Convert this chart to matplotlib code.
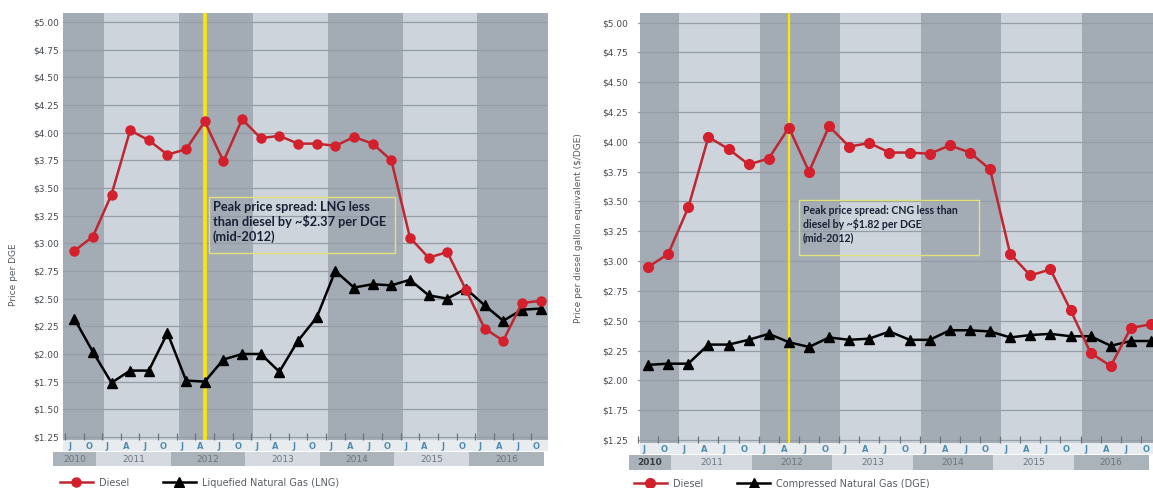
import numpy as np
import matplotlib.pyplot as plt
import matplotlib.transforms as mtransforms
from matplotlib.patches import Rectangle

# Quarterly data, Jul 2010 .. Oct 2016
quarters = ['J', 'O'] + ['J', 'A', 'J', 'O'] * 6
years = ['2010', '2011', '2012', '2013', '2014', '2015', '2016']
year_first_q = [0, 2, 6, 10, 14, 18, 22]

diesel_left = [2.93, 3.06, 3.44, 4.02, 3.93, 3.80, 3.85, 4.10, 3.74, 4.12, 3.95, 3.97, 3.90,
               3.90, 3.88, 3.96, 3.90, 3.75, 3.05, 2.87, 2.92, 2.58, 2.23, 2.12, 2.46, 2.48]
lng = [2.32, 2.02, 1.74, 1.85, 1.85, 2.19, 1.76, 1.75, 1.95, 2.00, 2.00, 1.84, 2.12,
       2.33, 2.75, 2.60, 2.63, 2.62, 2.67, 2.53, 2.50, 2.59, 2.44, 2.30, 2.40, 2.41]

diesel_right = [2.95, 3.06, 3.45, 4.04, 3.94, 3.81, 3.86, 4.12, 3.75, 4.13, 3.96, 3.99, 3.91,
                3.91, 3.90, 3.97, 3.91, 3.77, 3.06, 2.88, 2.93, 2.59, 2.23, 2.12, 2.44, 2.47]
cng = [2.13, 2.14, 2.14, 2.30, 2.30, 2.34, 2.39, 2.32, 2.28, 2.36, 2.34, 2.35, 2.41,
       2.34, 2.34, 2.42, 2.42, 2.41, 2.36, 2.38, 2.39, 2.37, 2.37, 2.29, 2.33, 2.33]

DARK = '#a3acb5'
LIGHT = '#cdd4db'
ROW_DARK = '#aab2ba'
ROW_LIGHT = '#d5dae0'
RED = '#d41f2c'
LETTER = '#4d8db0'

fig = plt.figure(figsize=(11.53, 4.88), dpi=100)
ax1 = fig.add_axes([63 / 1153, 1 - 440 / 488, 485 / 1153, 427 / 488])
ax2 = fig.add_axes([638 / 1153, 1 - 443 / 488, 515 / 1153, 430 / 488])


def draw_panel(ax, diesel, gas, gas_label, xlim, ylim, band_off, row_off, yticks, ylabels,
               ylabel, ylab_pos, vline_w, box, box_text, box_fs, ms, leg_pos, bold2010):
    x = np.arange(len(diesel))
    ax.set_xlim(*xlim)
    ax.set_ylim(*ylim)
    # year shading
    edges = [xlim[0]] + [q + band_off for q in year_first_q[1:]] + [xlim[1]]
    for i in range(len(years)):
        ax.axvspan(edges[i], edges[i + 1], color=DARK if i % 2 == 0 else LIGHT, lw=0, zorder=0)
    for yt in yticks:
        ax.axhline(yt, color='#959ea7', lw=0.9, zorder=1)
    ax.axvline(7, color='#ffe600', lw=vline_w, zorder=2)

    ax.plot(x, diesel, color='#bf2630', lw=1.8, marker='o', ms=ms, mfc=RED, mec=RED, zorder=4,
            label='Diesel')
    ax.plot(x, gas, color='black', lw=1.8, marker='^', ms=ms, mfc='black', mec='black', zorder=3,
            label=gas_label)

    # annotation box
    ax.add_patch(Rectangle((box[0], box[2]), box[1] - box[0], box[3] - box[2], fill=False,
                           ec='#e3e27a', lw=1.0, zorder=5))
    ax.text(box[0] + 0.2, box[3] - 0.04, box_text, ha='left', va='top', fontsize=box_fs,
            fontweight='bold', color='#182036', family='Lato', linespacing=1.2, zorder=6)

    for s in ax.spines.values():
        s.set_visible(False)
    ax.set_yticks(yticks)
    ax.set_yticklabels(ylabels, fontsize=6.5, color='#454a50')
    ax.tick_params(axis='y', length=0, pad=3 if bold2010 is False else 7)
    ax.set_ylabel(ylabel, fontsize=6.5, color='#555b61')
    ax.yaxis.set_label_coords(*ylab_pos)

    # quarter ticks and letters
    ax.set_xticks(x - 0.22)
    ax.set_xticklabels(quarters, fontsize=6, color=LETTER, fontweight='bold')
    ax.tick_params(axis='x', length=0, pad=1.5)
    ax.set_xticks(np.arange(-0.5, xlim[1], 1.0), minor=True)
    ax.tick_params(axis='x', which='minor', direction='in', length=5, color='#6b737b', width=0.9)

    tr = mtransforms.blended_transform_factory(ax.transData, ax.transAxes)
    ax.add_patch(Rectangle((xlim[0], -0.026), xlim[1] - xlim[0], 0.026, transform=tr,
                           color='#e8ecef', lw=0, clip_on=False, zorder=0))
    redges = [xlim[0] - 0.55] + [q + row_off for q in year_first_q[1:]] + [xlim[1] - 0.2]
    for i, yr in enumerate(years):
        ax.add_patch(Rectangle((redges[i], -0.062), redges[i + 1] - redges[i], 0.034,
                               transform=tr, color=ROW_DARK if i % 2 == 0 else ROW_LIGHT,
                               lw=0, clip_on=False, zorder=0))
        strong = bold2010 and i == 0
        ax.text((redges[i] + redges[i + 1]) / 2, -0.045, yr, transform=tr, ha='center',
                va='center', fontsize=6.5, color='#3b3f44' if strong else '#6c7680',
                fontweight='bold' if strong else 'normal')

    ax.legend(loc='center left', bbox_to_anchor=leg_pos, ncol=2, frameon=False, fontsize=7,
              labelcolor='#5a5f66', handlelength=3.4, columnspacing=3.5, handletextpad=0.6)


draw_panel(ax1, diesel_left, lng, 'Liquefied Natural Gas (LNG)',
           xlim=(-0.6, 25.4), ylim=(1.223, 5.08), band_off=-0.4, row_off=-0.83,
           yticks=np.arange(1.25, 5.01, 0.25),
           ylabels=['$%.2f' % v for v in np.arange(1.25, 5.01, 0.25)],
           ylabel='Price per DGE', ylab_pos=(-0.093, 0.386), vline_w=2.6,
           box=(7.24, 17.2, 2.91, 3.42),
           box_text='Peak price spread: LNG less\nthan diesel by ~$2.37 per DGE\n(mid-2012)',
           box_fs=9.2, ms=6.5, leg_pos=(-0.025, -0.1), bold2010=False)

# right chart's bottom tick is labelled $1.25 in the source
right_ticks = np.arange(1.50, 5.01, 0.25)
right_labels = ['$1.25'] + ['$%.2f' % v for v in right_ticks[1:]]
draw_panel(ax2, diesel_right, cng, 'Compressed Natural Gas (DGE)',
           xlim=(-0.4, 25.1), ylim=(1.475, 5.08), band_off=-0.45, row_off=-0.85,
           yticks=right_ticks, ylabels=right_labels,
           ylabel='Price per diesel gallon equivalent ($/DGE)', ylab_pos=(-0.107, 0.5),
           vline_w=1.6, box=(7.48, 16.43, 3.05, 3.51),
           box_text='Peak price spread: CNG less than\ndiesel by ~$1.82 per DGE\n(mid-2012)',
           box_fs=7.6, ms=7, leg_pos=(-0.025, -0.095), bold2010=True)

fig.savefig('out.png', dpi=100)
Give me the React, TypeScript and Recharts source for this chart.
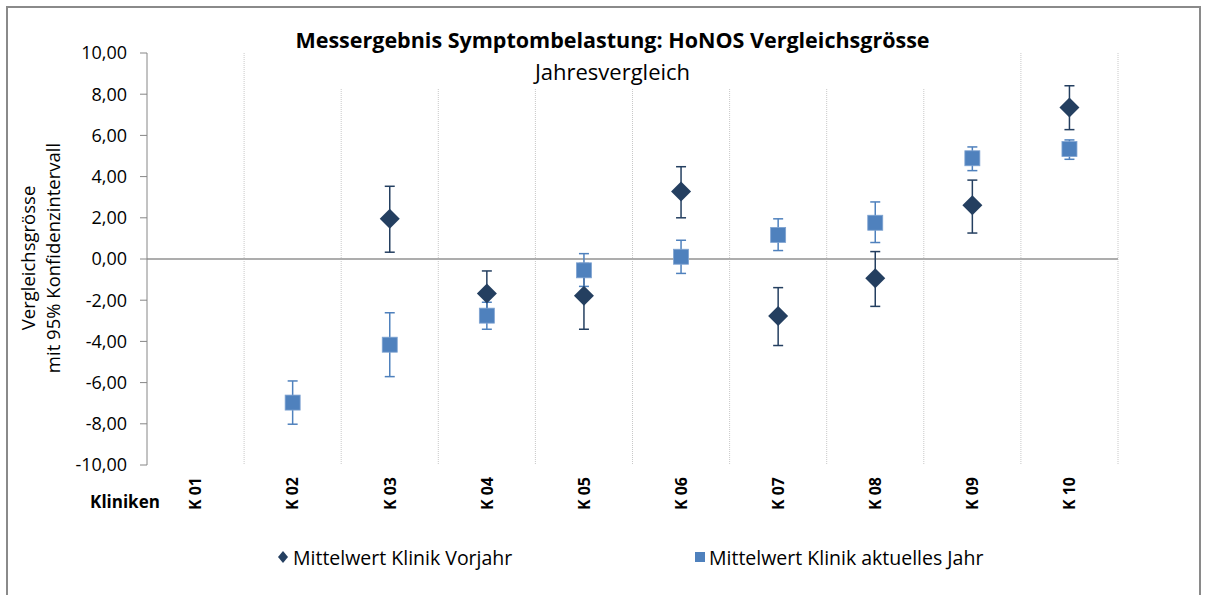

■ ■ ■ ■

STATED EXERCISE
Restate each line from the start of the listing through the line bearing "ax2 = fig.add_axes([638" word for word. Drop the pictures.

WRITTEN SOLUTION
Convert this chart to matplotlib code.
import numpy as np
import matplotlib.pyplot as plt
import matplotlib.transforms as mtransforms
from matplotlib.patches import Rectangle

# Quarterly data, Jul 2010 .. Oct 2016
quarters = ['J', 'O'] + ['J', 'A', 'J', 'O'] * 6
years = ['2010', '2011', '2012', '2013', '2014', '2015', '2016']
year_first_q = [0, 2, 6, 10, 14, 18, 22]

diesel_left = [2.93, 3.06, 3.44, 4.02, 3.93, 3.80, 3.85, 4.10, 3.74, 4.12, 3.95, 3.97, 3.90,
               3.90, 3.88, 3.96, 3.90, 3.75, 3.05, 2.87, 2.92, 2.58, 2.23, 2.12, 2.46, 2.48]
lng = [2.32, 2.02, 1.74, 1.85, 1.85, 2.19, 1.76, 1.75, 1.95, 2.00, 2.00, 1.84, 2.12,
       2.33, 2.75, 2.60, 2.63, 2.62, 2.67, 2.53, 2.50, 2.59, 2.44, 2.30, 2.40, 2.41]

diesel_right = [2.95, 3.06, 3.45, 4.04, 3.94, 3.81, 3.86, 4.12, 3.75, 4.13, 3.96, 3.99, 3.91,
                3.91, 3.90, 3.97, 3.91, 3.77, 3.06, 2.88, 2.93, 2.59, 2.23, 2.12, 2.44, 2.47]
cng = [2.13, 2.14, 2.14, 2.30, 2.30, 2.34, 2.39, 2.32, 2.28, 2.36, 2.34, 2.35, 2.41,
       2.34, 2.34, 2.42, 2.42, 2.41, 2.36, 2.38, 2.39, 2.37, 2.37, 2.29, 2.33, 2.33]

DARK = '#a3acb5'
LIGHT = '#cdd4db'
ROW_DARK = '#aab2ba'
ROW_LIGHT = '#d5dae0'
RED = '#d41f2c'
LETTER = '#4d8db0'

fig = plt.figure(figsize=(11.53, 4.88), dpi=100)
ax1 = fig.add_axes([63 / 1153, 1 - 440 / 488, 485 / 1153, 427 / 488])
ax2 = fig.add_axes([638 / 1153, 1 - 443 / 488, 515 / 1153, 430 / 488])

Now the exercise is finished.